The figure above shows the microstructure of a low carbon low alloy steel with a predominant presence of acicular ferrite. The right side shows the structure at higher magnification with black spots as the inclusions.
analyzed that low heat input with higher weld passes produces ferritic structure vs. graphite structure formation due to high heat input with a lower number of weld passes in the weldment zone of SA 516 Gr 70 material using the SAW process.
Influence of heat input on weld metal hardness
An increase in HI resulted in a decrease in hardness values of the weldment. The lowest heat input produced the highest hardness and an increase in heat input values results in decreased hardness results.
The welding thermal cycle affects the parent metal adjacent to the weld metal which has been raised to a temperature above the upper critical temperature. This area is called the heat-affected zone (HAZ). The hardness of the HAZ depends on the chemical composition and its cooling rate. A material’s critical cooling rate decreases as the carbon content increases. If the carbon content exceeds about 0.25%C and the cooling rate exceeds a certain minimum value, referred to as the critical cooling rate, martensite will form in the HAZ.

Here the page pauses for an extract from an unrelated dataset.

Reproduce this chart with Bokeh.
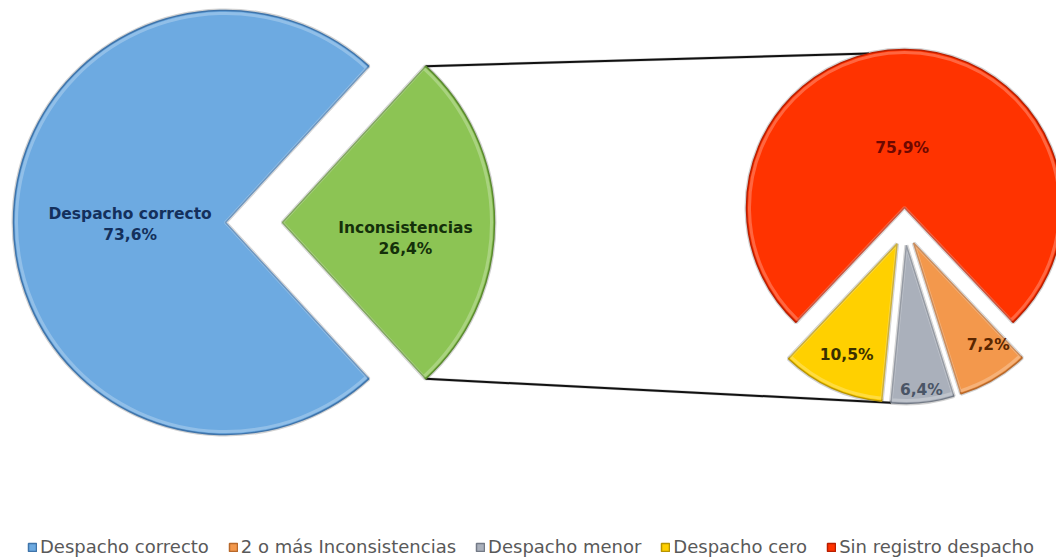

The hardness of a material that has been heated to its upper critical temperature, e.g., hardening temperature (i. e. 860° for 0.2C, 770°C for 0.7C) and cooled, is a function of the composition of the material and the cooling rate. (e.g. when cooled at their critical cooling rates a 0.3C steel would have a hardness of 640 HV and a 0.7C steel would have a hardness of 920 HV.) A slower cooling rate would give a lower hardness. The addition of alloying elements reduces the critical cooling rate and can cause hardening with mild quenching (eg. oil and air-hardening steels). The critical cooling rate of a 0.42C, 0.55Mn steel is 5000°C/Sec. The addition of manganese to give a composition of 0.4C 1.6Mn alters the critical cooling rate to 50°C/Sec. To reduce the hardness of the heat-affected zone (HAZ) it is important that the cooling rate be reduced to an acceptable limit.